6 Tips for the Aspiring Journalist

Photo of Peter Capaldi and Jenna Coleman

View from the Front Row: Peter Capaldi and Jenna Coleman, Awesome Con. Credit: Pat Cuadros

I moved to Washington, DC, for a great career opportunity recently. Relocating inevitably meant joining other social groups, where I faced the usual inquiry: “What’s your line of work?”

I have a regular office job Monday to Friday. Outside of that time, I’m a freelance writer. I write film and television reviews, and interview actors, and recap festival events. Within the past couple of years, I’ve covered famous actors and directors like Kiefer Sutherland, Robert Carlyle, and Wil Wheaton. This month, I attended Awesome Con in DC, where one of the headliners was Peter Capaldi from the BBC hit series Doctor Who.

Instead of resting on vacation, I’m all out with my voice recorder for interviews, my Nikon camera for photo ops, and a notebook to write ideas. Sometimes my older brother (COMM ’97) joins me on these adventures.

The most common reaction that I receive is, “How do you get into that?” That’s a good question. I’ve gotten the sense that people feel uncertain about branching out into new hobbies or skills. Here’s a list of quick tips if you are an aspiring journalist, which apply no matter what fits your topic of interest.

Photo of Pat Cuadros and Kevin Tan

Pat Cuadros and Johnny Alonso, Awesome Con. Credit: Pat Cuadros and Kevin Tan.

Start Small

You can’t expect to take on Cannes as your first assignment. Instead, attend local events and post those articles to your own blog. WordPress has many templates that you can select from for your site and it’s free. Get a couple of polished posts up and promote yourself on your social media. Then you’re in a good position to submit press pass requests for that local music concert or book talk.

Expect Rejections, A Lot of Them

Don’t take the rejections personally.  Keep scouring the events pages and contacting the media relations teams. It only takes one person to notice your talent and give you that chance you deserve. Cultivate those connections and build your network.

Freelancing

There are many websites for writers. They have their respective audiences, so pick one that aligns closely with your tastes. Write to the senior editors and ask for career development advice. Don’t forget to include writing samples. That portfolio, even if it’s not flashy like their site, is enough to let the editor see if you’re a good fit. It’s usually better to be a regular contributor to a site, because you can list their metrics (hits per month, Twitter audience, awards) in your explanations to event coordinators as to why you deserve one of those exclusive press passes. If your articles are regularly top picks, be sure to mention that, too!

Be Proactive

Kiefer Sutherland and Pat Cuadros

Prepping for an interview with Kiefer Sutherland. Credit: Tony Cuadros.

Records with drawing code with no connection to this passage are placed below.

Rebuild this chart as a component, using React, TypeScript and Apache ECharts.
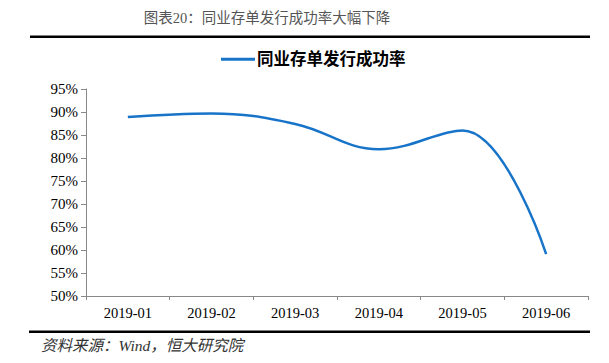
import React, { useEffect, useRef } from "react";
import * as echarts from "echarts";

const categories = ["2019-01", "2019-02", "2019-03", "2019-04", "2019-05", "2019-06"];
const successRate = [88.9, 89.7, 87.4, 81.9, 86.0, 59.1];
const seriesName = "同业存单发行成功率";
const titleText = "图表20：同业存单发行成功率大幅下降";
const sourceText = "资料来源：Wind，恒大研究院";

export default function App() {
  const ref = useRef<HTMLDivElement>(null);
  useEffect(() => {
    if (!ref.current) return;
    const chart = echarts.init(ref.current, null, { renderer: "svg" });
    chart.setOption({
      animation: false,
      backgroundColor: "#fff",
      legend: {
        data: [seriesName],
        top: 46,
        left: 216,
        itemWidth: 34,
        itemHeight: 3,
        itemGap: 2,
        icon: "rect",
        textStyle: {
          fontFamily: "Liberation Serif, Noto Sans CJK SC",
          fontSize: 16.5,
          fontWeight: "bold",
          color: "#000",
          padding: [0, 0, 0, -3],
        },
      },
      graphic: [
        {
          type: "text",
          x: 267,
          y: 18,
          style: {
            text: titleText,
            font: "14.5px 'Liberation Serif', 'Noto Sans CJK SC'",
            fill: "#555",
            textAlign: "center",
            textVerticalAlign: "middle",
          },
        },
        { type: "rect", shape: { x: 30, y: 35.5, width: 560, height: 2.5 }, style: { fill: "#000" } },
        { type: "rect", shape: { x: 29, y: 330.5, width: 561, height: 2.5 }, style: { fill: "#000" } },
        {
          type: "text",
          x: 41,
          y: 338,
          style: {
            text: sourceText,
            font: "italic 15.5px 'Liberation Serif', 'Noto Sans CJK SC'",
            fill: "#333",
          },
        },
      ],
      grid: { left: 86, right: 21, top: 89, bottom: 67 },
      xAxis: {
        type: "category",
        data: categories,
        boundaryGap: true,
        axisLine: { lineStyle: { color: "#888", width: 1 } },
        axisTick: { show: true, length: 4, lineStyle: { color: "#888" } },
        axisLabel: {
          fontFamily: "Liberation Serif",
          fontSize: 14.5,
          color: "#000",
          margin: 9,
        },
      },
      yAxis: {
        type: "value",
        min: 50,
        max: 95,
        interval: 5,
        splitLine: { show: false },
        axisLine: { show: true, lineStyle: { color: "#888", width: 1 } },
        axisTick: { show: true, length: 5, lineStyle: { color: "#888" } },
        axisLabel: {
          fontFamily: "Liberation Serif",
          fontSize: 15,
          color: "#000",
          margin: 8,
          formatter: (v: number) => v + "%",
        },
      },
      series: [
        {
          name: seriesName,
          type: "line",
          data: successRate,
          smooth: 0.4,
          showSymbol: false,
          symbol: "none",
          lineStyle: { color: "#1874C8", width: 2.5 },
          itemStyle: { color: "#1874C8" },
        },
      ],
    });
    return () => chart.dispose();
  }, []);
  return <div ref={ref} style={{ width: 609, height: 363, position: "absolute", left: 0, top: 0 }} />;
}
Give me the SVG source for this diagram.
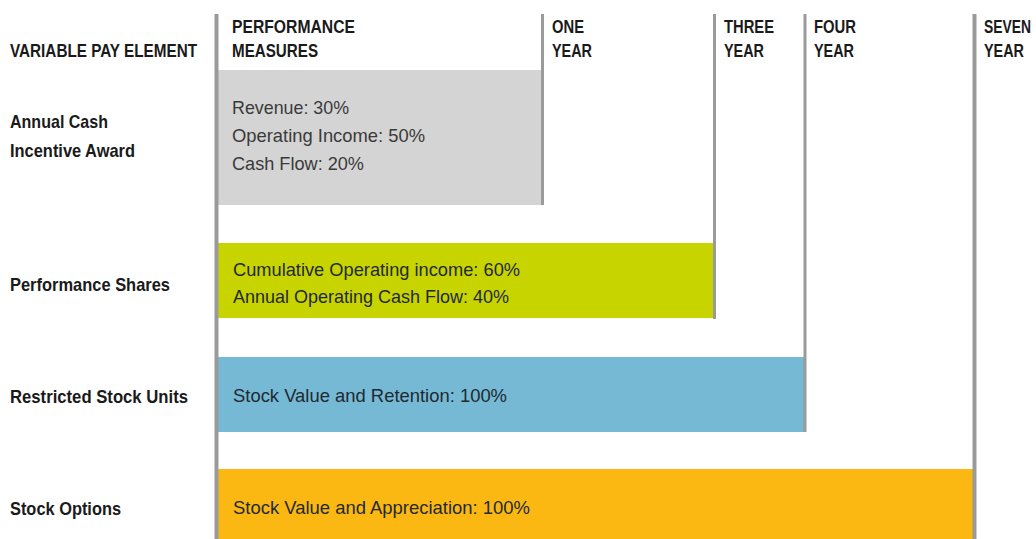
<svg xmlns="http://www.w3.org/2000/svg" width="1036" height="539" viewBox="0 0 1036 539">
<style>
.hd{font-family:"Liberation Sans",Arial,sans-serif;font-weight:bold;font-size:19px;fill:#1a1a1a}
.lb{font-family:"Liberation Sans",Arial,sans-serif;font-weight:bold;font-size:19px;fill:#1a1a1a}
.tx{font-family:"Liberation Sans",Arial,sans-serif;font-size:19px;fill:#3a3a3a}
.tb{font-family:"Liberation Sans",Arial,sans-serif;font-size:19px;fill:#1f2a30}
.ln{stroke:#9a9a9a;stroke-width:3;fill:none}
</style>
<rect width="1036" height="539" fill="#ffffff"/>
<g id="bars">
<g id="annual-cash"><rect x="218" y="70" width="324" height="135" fill="#d4d4d4"/>
<text class="tx" x="232" y="114" textLength="117" lengthAdjust="spacingAndGlyphs">Revenue: 30%</text>
<text class="tx" x="232" y="142" textLength="193" lengthAdjust="spacingAndGlyphs">Operating Income: 50%</text>
<text class="tx" x="232" y="170" textLength="132" lengthAdjust="spacingAndGlyphs">Cash Flow: 20%</text></g>
<g id="performance-shares"><rect x="218" y="243" width="496" height="75" fill="#c8d400"/>
<text class="tb" x="233" y="276" textLength="287" lengthAdjust="spacingAndGlyphs">Cumulative Operating income: 60%</text>
<text class="tb" x="233" y="303" textLength="276" lengthAdjust="spacingAndGlyphs">Annual Operating Cash Flow: 40%</text></g>
<g id="restricted-stock"><rect x="218" y="357" width="587" height="75" fill="#76b9d4"/>
<text class="tb" x="233" y="402" textLength="274" lengthAdjust="spacingAndGlyphs">Stock Value and Retention: 100%</text></g>
<g id="stock-options"><rect x="218" y="469" width="756" height="70" fill="#fbb812"/>
<text class="tb" x="233" y="514" textLength="297" lengthAdjust="spacingAndGlyphs">Stock Value and Appreciation: 100%</text></g>
</g>
<g id="connectors">
<line class="ln" x1="216.5" y1="14" x2="216.5" y2="539" style="stroke-width:4"/>
<line class="ln" x1="542.5" y1="14" x2="542.5" y2="205"/>
<line class="ln" x1="714.5" y1="14" x2="714.5" y2="319"/>
<line class="ln" x1="805" y1="14" x2="805" y2="432"/>
<line class="ln" x1="974.5" y1="14" x2="974.5" y2="539" style="stroke-width:4"/>
</g>
<g id="header">
<text class="hd" x="10" y="57" textLength="187" lengthAdjust="spacingAndGlyphs">VARIABLE PAY ELEMENT</text>
<text class="hd" x="232" y="33" textLength="123" lengthAdjust="spacingAndGlyphs">PERFORMANCE</text>
<text class="hd" x="232" y="57" textLength="86" lengthAdjust="spacingAndGlyphs">MEASURES</text>
<text class="hd" x="552" y="33" textLength="32" lengthAdjust="spacingAndGlyphs">ONE</text>
<text class="hd" x="552" y="57" textLength="40" lengthAdjust="spacingAndGlyphs">YEAR</text>
<text class="hd" x="724" y="33" textLength="50" lengthAdjust="spacingAndGlyphs">THREE</text>
<text class="hd" x="724" y="57" textLength="40" lengthAdjust="spacingAndGlyphs">YEAR</text>
<text class="hd" x="814" y="33" textLength="42" lengthAdjust="spacingAndGlyphs">FOUR</text>
<text class="hd" x="814" y="57" textLength="40" lengthAdjust="spacingAndGlyphs">YEAR</text>
<text class="hd" x="984" y="33" textLength="47" lengthAdjust="spacingAndGlyphs">SEVEN</text>
<text class="hd" x="984" y="57" textLength="40" lengthAdjust="spacingAndGlyphs">YEAR</text>
</g>
<g id="labels">
<text class="lb" x="10" y="128" textLength="98" lengthAdjust="spacingAndGlyphs">Annual Cash</text>
<text class="lb" x="10" y="157" textLength="125" lengthAdjust="spacingAndGlyphs">Incentive Award</text>
<text class="lb" x="10" y="291" textLength="160" lengthAdjust="spacingAndGlyphs">Performance Shares</text>
<text class="lb" x="10" y="403" textLength="178" lengthAdjust="spacingAndGlyphs">Restricted Stock Units</text>
<text class="lb" x="10" y="515" textLength="111" lengthAdjust="spacingAndGlyphs">Stock Options</text>
</g>
</svg>
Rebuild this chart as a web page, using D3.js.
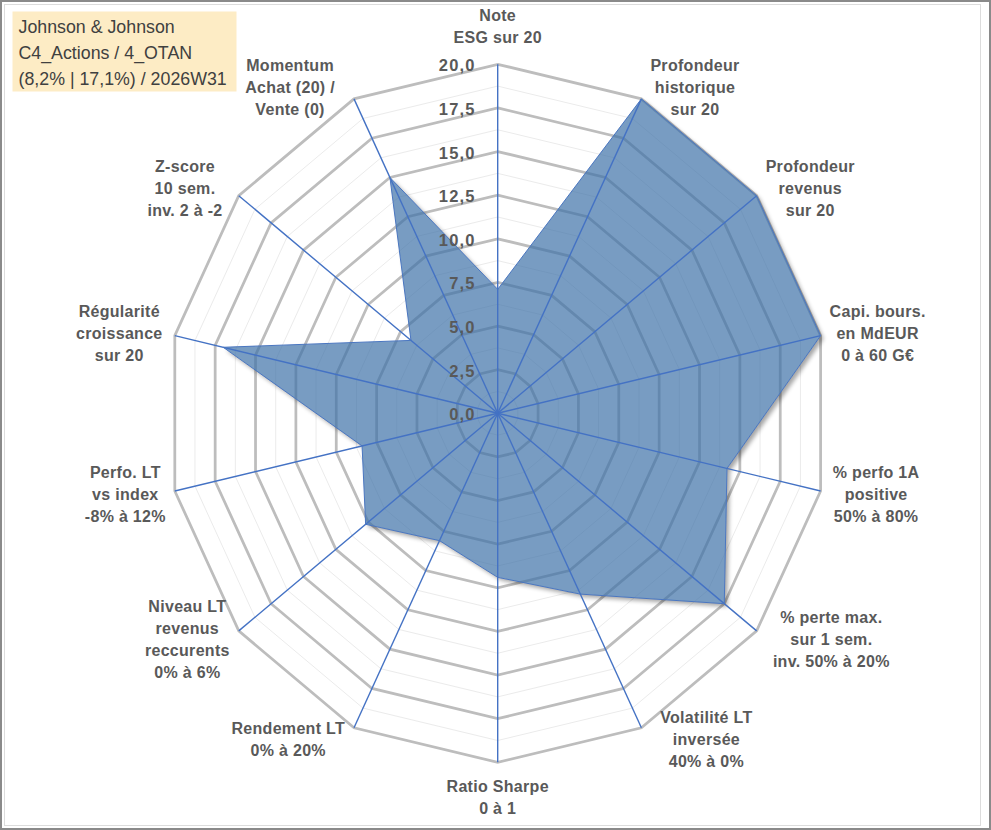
<!DOCTYPE html>
<html>
<head>
<meta charset="utf-8">
<script src="https://cdn.jsdelivr.net/npm/d3@7/dist/d3.min.js"></script>
<style>
  body { margin: 0; background: #fff; }
  svg { display: block; }
  .axis-label { font-family: "Liberation Sans", Arial, sans-serif; font-weight: bold; font-size: 16px; fill: #595959; letter-spacing: 0.3px; }
  .tick-label { font-family: "Liberation Sans", Arial, sans-serif; font-weight: bold; font-size: 16.5px; fill: #595959; letter-spacing: 1.2px; }
  .title { font-family: "Liberation Sans", Arial, sans-serif; font-size: 17.8px; fill: #404040; }
</style>
</head>
<body>
<svg width="991" height="830"></svg>
<script>
const categories = [
  "Note\nESG sur 20",
  "Profondeur\nhistorique\nsur 20",
  "Profondeur\nrevenus\nsur 20",
  "Capi. bours.\nen MdEUR\n0 à 60 G€",
  "% perfo 1A\npositive\n50% à 80%",
  "% perte max.\nsur 1 sem.\ninv. 50% à 20%",
  "Volatilité LT\ninversée\n40% à 0%",
  "Ratio Sharpe\n0 à 1",
  "Rendement LT\n0% à 20%",
  "Niveau LT\nrevenus\nreccurents\n0% à 6%",
  "Perfo. LT\nvs index\n-8% à 12%",
  "Régularité\ncroissance\nsur 20",
  "Z-score\n10 sem.\ninv. 2 à -2",
  "Momentum\nAchat (20) /\nVente (0)"
];
const values = [7.1, 20, 20, 20, 14.2, 17.5, 11.5, 9.4, 8.1, 10.2, 8.4, 17, 6.7, 15];
const tickValues = [0, 2.5, 5, 7.5, 10, 12.5, 15, 17.5, 20];
const tickLabels = ["0,0", "2,5", "5,0", "7,5", "10,0", "12,5", "15,0", "17,5", "20,0"];
const titleLines = ["Johnson & Johnson", "C4_Actions / 4_OTAN", "(8,2% | 17,1%) / 2026W31"];

const svg = d3.select('svg');
const W = 991, H = 830;

// the reference plot is a bit narrower than it is tall
const cx = 497.7, cy = 413.3;
const xStretch = 0.949;
const n = categories.length;

const rScale = d3.scaleLinear().domain([0, 20]).range([0, 349]);
const angle = d3.scaleLinear().domain([0, n]).range([0, 2 * Math.PI]);

const point = (i, v) => {
  const a = angle(i);
  return [cx + Math.sin(a) * rScale(v) * xStretch, cy - Math.cos(a) * rScale(v)];
};

// frame
svg.append('rect').attr('x', 1).attr('y', 1).attr('width', W - 2).attr('height', H - 2)
  .attr('fill', '#fff').attr('stroke', '#8a8a8a').attr('stroke-width', 2);
svg.append('rect').attr('x', 4.5).attr('y', 4.5).attr('width', 976).attr('height', H - 9)
  .attr('fill', 'none').attr('stroke', '#dcdcdc').attr('stroke-width', 1);

const defs = svg.append('defs');
const filter = defs.append('filter').attr('id', 'shadow')
  .attr('x', '-10%').attr('y', '-10%').attr('width', '120%').attr('height', '120%');
filter.append('feGaussianBlur').attr('in', 'SourceAlpha').attr('stdDeviation', 2.2).attr('result', 'blur');
filter.append('feOffset').attr('in', 'blur').attr('dx', 3).attr('dy', 3).attr('result', 'off');
filter.append('feComposite').attr('in', 'off').attr('in2', 'SourceAlpha').attr('operator', 'out');

const ring = d3.line().curve(d3.curveLinearClosed);
const ringPath = (v) => ring(d3.range(n).map(i => point(i, v)));

const chart = svg.append('g');

// minor rings between the labelled ones
const minorTicks = tickValues.slice(1).map(t => t - 1.25);
chart.selectAll('.minor').data(minorTicks).enter()
  .append('path').attr('class', 'minor')
  .attr('d', d => ringPath(d))
  .attr('fill', 'none').attr('stroke', '#ebebeb').attr('stroke-width', 1);

chart.selectAll('.major').data(tickValues.slice(1)).enter()
  .append('path').attr('class', 'major')
  .attr('d', d => ringPath(d))
  .attr('fill', 'none').attr('stroke', '#bdbdbd').attr('stroke-width', 2.75);

const seriesPath = ring(values.map((v, i) => point(i, v)));

chart.append('path')
  .attr('d', seriesPath)
  .attr('fill', '#000')
  .attr('opacity', 0.35)
  .attr('filter', 'url(#shadow)');

chart.append('path')
  .attr('d', seriesPath)
  .attr('fill', 'rgb(62,114,168)')
  .attr('fill-opacity', 0.7);

// spokes
chart.selectAll('.spoke').data(d3.range(n)).enter()
  .append('line').attr('class', 'spoke')
  .attr('x1', cx).attr('y1', cy)
  .attr('x2', i => point(i, 20)[0])
  .attr('y2', i => point(i, 20)[1])
  .attr('stroke', '#4472c4').attr('stroke-width', 1.4);

chart.append('path')
  .attr('d', seriesPath)
  .attr('fill', 'none')
  .attr('stroke', '#4a76c0')
  .attr('stroke-width', 1);

// value axis labels along the top spoke
chart.selectAll('.tick-label').data(tickValues).enter()
  .append('text').attr('class', 'tick-label')
  .attr('x', cx - 22)
  .attr('y', d => cy - rScale(d) + 7)
  .attr('text-anchor', 'end')
  .text((d, i) => tickLabels[i]);

// category labels
const lineH = 22;
categories.forEach((label, i) => {
  const lines = label.split('\n');
  const a = angle(i);
  const s = Math.sin(a), c = Math.cos(a);
  const [vx, vy] = point(i, 20);

  const t = chart.append('text').attr('class', 'axis-label').attr('text-anchor', 'middle');
  lines.forEach(l => t.append('tspan').text(l));
  const w = d3.max(t.selectAll('tspan').nodes(), nd => nd.getComputedTextLength());

  let mx, my;
  const blockH = lines.length * lineH;
  if (Math.abs(s) < 0.01) {
    mx = vx;
    my = c > 0 ? vy - 16 - blockH / 2 : vy + 13 + blockH / 2;
  } else {
    // labels on the lower right and upper left sit a little further out
    const gap = (s * c < 0) ? 10 + 10 * Math.abs(c) : 9;
    mx = vx + Math.sign(s) * (gap + w / 2);
    my = vy - 13 * c;
  }
  t.selectAll('tspan')
    .attr('x', mx)
    .attr('y', (d, k) => my + (k - (lines.length - 1) / 2) * lineH + 6);
});

// title box
const title = svg.append('g');
title.append('rect')
  .attr('x', 12.5).attr('y', 11.5).attr('width', 224).attr('height', 80)
  .attr('fill', '#fdecc5');
title.selectAll('text').data(titleLines).enter()
  .append('text').attr('class', 'title')
  .attr('x', 18.5)
  .attr('y', (d, i) => 33 + i * 26)
  .text(d => d);
</script>
</body>
</html>
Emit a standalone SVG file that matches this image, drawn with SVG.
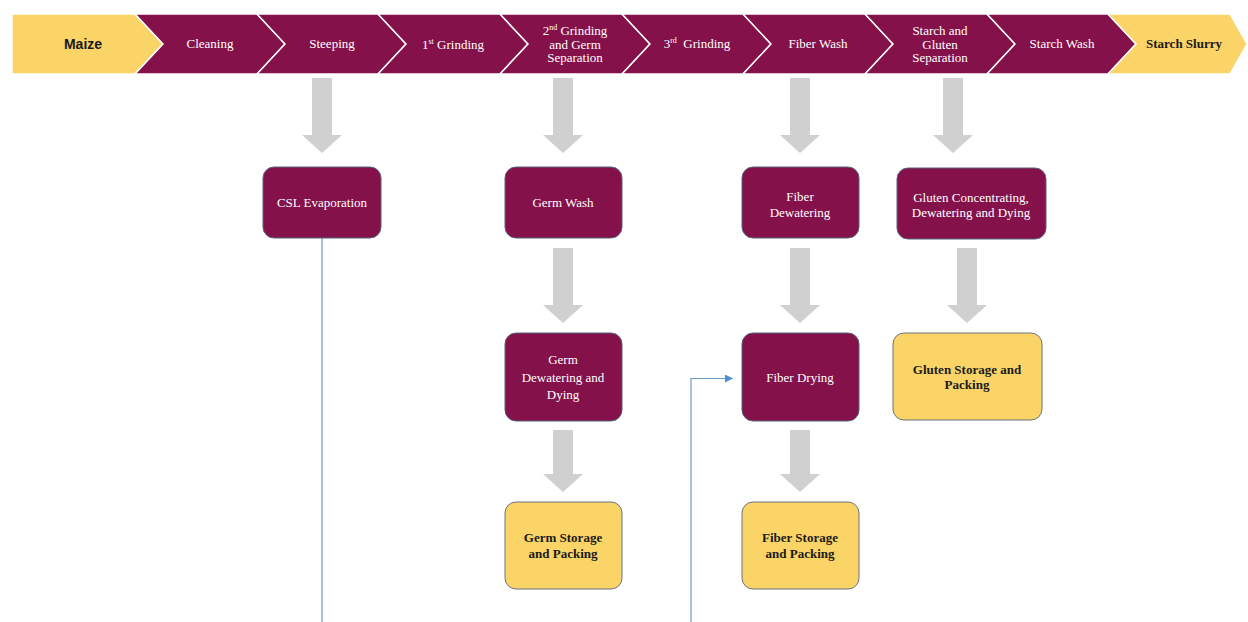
<svg xmlns="http://www.w3.org/2000/svg" width="1248" height="622" viewBox="0 0 1248 622">
<defs>
<style>
.chp{fill:#85114A;stroke:#ffffff;stroke-width:1.5}
.chy{fill:#FAD466;stroke:#ffffff;stroke-width:1.5}
.tw{font-family:"Liberation Serif","Times New Roman",serif;font-size:13px;fill:#ffffff;text-anchor:middle}
.tb{font-family:"Liberation Serif","Times New Roman",serif;font-size:13px;font-weight:bold;fill:#1a1a1a;text-anchor:middle}
.bp{fill:#85114A;stroke:#56657A;stroke-width:1}
.by{fill:#FAD466;stroke:#6B7280;stroke-width:1}
.ga{fill:#D0D0D0}
.conn{fill:none;stroke:#6A9CCB;stroke-width:1.2}
</style>
<path id="ga75" d="M-10,0 H10 V57 H20 L0,75 L-20,57 H-10 Z"/>
<path id="ga62" d="M-10,0 H10 V44 H20 L0,62 L-20,44 H-10 Z"/>
<marker id="ah" viewBox="0 0 10 10" refX="10" refY="5" markerWidth="8" markerHeight="8" markerUnits="userSpaceOnUse" orient="auto">
<path d="M0,0 L10,5 L0,10 Z" fill="#4A90D0"/>
</marker>
</defs>
<rect width="1248" height="622" fill="#ffffff"/>

<g id="band">
<g id="maize"><polygon class="chy" points="12,14 135,14 163,44 135,74 12,74"/><text x="83" y="49" font-family="'Liberation Sans',Arial,sans-serif" font-size="14" font-weight="bold" fill="#1a1a1a" text-anchor="middle">Maize</text></g>
<g id="cleaning"><polygon class="chp" points="135,14 257,14 285,44 257,74 135,74 163,44"/><text class="tw" x="210" y="48">Cleaning</text></g>
<g id="steeping"><polygon class="chp" points="257,14 378,14 406,44 378,74 257,74 285,44"/><text class="tw" x="332" y="48">Steeping</text></g>
<g id="grinding1"><polygon class="chp" points="378,14 500,14 528,44 500,74 378,74 406,44"/><text class="tw" x="453" y="49">1<tspan font-size="8" dy="-5">st</tspan><tspan dy="5"> Grinding</tspan></text></g>
<g id="grinding2"><polygon class="chp" points="500,14 622,14 650,44 622,74 500,74 528,44"/><text class="tw" x="575" y="35">2<tspan font-size="8" dy="-5">nd</tspan><tspan dy="5"> Grinding</tspan></text><text class="tw" x="575" y="49">and Germ</text><text class="tw" x="575" y="62">Separation</text></g>
<g id="grinding3"><polygon class="chp" points="622,14 743,14 771,44 743,74 622,74 650,44"/><text class="tw" x="697" y="48" xml:space="preserve">3<tspan font-size="8" dy="-5">rd</tspan><tspan dy="5">  Grinding</tspan></text></g>
<g id="fiberwash"><polygon class="chp" points="743,14 865,14 893,44 865,74 743,74 771,44"/><text class="tw" x="818" y="48">Fiber Wash</text></g>
<g id="sgsep"><polygon class="chp" points="865,14 987,14 1015,44 987,74 865,74 893,44"/><text class="tw" x="940" y="35">Starch and</text><text class="tw" x="940" y="49">Gluten</text><text class="tw" x="940" y="62">Separation</text></g>
<g id="starchwash"><polygon class="chp" points="987,14 1108,14 1136,44 1108,74 987,74 1015,44"/><text class="tw" x="1062" y="48">Starch Wash</text></g>
<g id="slurry"><polygon class="chy" points="1108,14 1230,14 1247,44 1230,74 1108,74 1136,44"/><text class="tb" x="1184" y="48">Starch Slurry</text></g>
</g>

<g id="connectors">
<use href="#ga75" class="ga" x="322" y="78"/>
<use href="#ga75" class="ga" x="563" y="78"/>
<use href="#ga75" class="ga" x="800" y="78"/>
<use href="#ga75" class="ga" x="953" y="78"/>
<use href="#ga75" class="ga" x="563" y="248"/>
<use href="#ga75" class="ga" x="800" y="248"/>
<use href="#ga75" class="ga" x="967" y="248"/>
<use href="#ga62" class="ga" x="563" y="430"/>
<use href="#ga62" class="ga" x="800" y="430"/>
<path class="conn" d="M322,238 V628 H691 V378.5 H733" marker-end="url(#ah)"/>
</g>

<g id="csl"><rect class="bp" x="263" y="167" width="118" height="71" rx="11"/><text class="tw" x="322" y="207">CSL Evaporation</text></g>
<g id="germwash"><rect class="bp" x="505" y="167" width="117" height="71" rx="11"/><text class="tw" x="563" y="207">Germ Wash</text></g>
<g id="fiberdew"><rect class="bp" x="742" y="167" width="117" height="71" rx="11"/><text class="tw" x="800" y="201">Fiber</text><text class="tw" x="800" y="217">Dewatering</text></g>
<g id="glutenconc"><rect class="bp" x="897" y="168" width="149" height="71" rx="11"/><text class="tw" x="971" y="202">Gluten Concentrating,</text><text class="tw" x="971" y="217">Dewatering and Dying</text></g>
<g id="germdew"><rect class="bp" x="505" y="333" width="117" height="88" rx="11"/><text class="tw" x="563" y="364">Germ</text><text class="tw" x="563" y="382">Dewatering and</text><text class="tw" x="563" y="399">Dying</text></g>
<g id="fiberdry"><rect class="bp" x="742" y="333" width="117" height="88" rx="11"/><text class="tw" x="800" y="382">Fiber Drying</text></g>
<g id="glutenstore"><rect class="by" x="893" y="333" width="149" height="87" rx="11"/><text class="tb" x="967" y="374">Gluten Storage and</text><text class="tb" x="967" y="389">Packing</text></g>
<g id="germstore"><rect class="by" x="505" y="502" width="117" height="87" rx="11"/><text class="tb" x="563" y="542">Germ Storage</text><text class="tb" x="563" y="558">and Packing</text></g>
<g id="fiberstore"><rect class="by" x="742" y="502" width="117" height="87" rx="11"/><text class="tb" x="800" y="542">Fiber Storage</text><text class="tb" x="800" y="558">and Packing</text></g>
</svg>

Don’t wait for an editor to give you a story lead. Stay on top of your research and propose your own ideas. If you see other journalists at events, ask them for advice or just watch what they’re doing. The same applies if you do your own photography. Photos are a nice touch for any article. Seasoned photographers and writers know the logistics and formats of events, which keeps you on alert to act when the honored speaker arrives.

Keep Costs Down

As far as equipment like cameras and voice recorders, you don’t have to buy the high end stuff. If you eventually get a full-time job in media, your employer may provide and maintain that equipment for you. Black Friday deals offer great discounts on cameras and other tools. Use free editing software such as GIMP, which enable you to adjust your photos at a quality comparable to Adobe Photoshop.

My advice above about networking really comes into play here. At Awesome Con, I borrowed a video camera from actors Johnny Alonso and Kevin Tan, who were also doing interviews. We filmed a segment together and then I headed off with my lightweight Nikon. Not only is equipment expensive, but If you’re small like me, it’s easier not to have to carry those heavy items all day! The media industry has an aura of extreme competition, but it doesn’t have to be that way for you. Exercising integrity, teamwork, and common courtesy always comprise the best strategy.

Find Your Sense of Fulfillment

When I began my small personal blog in 2013, I covered the Virginia Film Festival in Charlottesville. I never imagined that I’d move beyond Charlottesville and speak with Jack Bauer himself, share a laugh with Once Upon a Time’s Rumplestiltskin, or meet the Twelfth Doctor. Blogging is still a source of joy for me, regardless of whether I make a career change into media. I hope you come to enjoy it as well.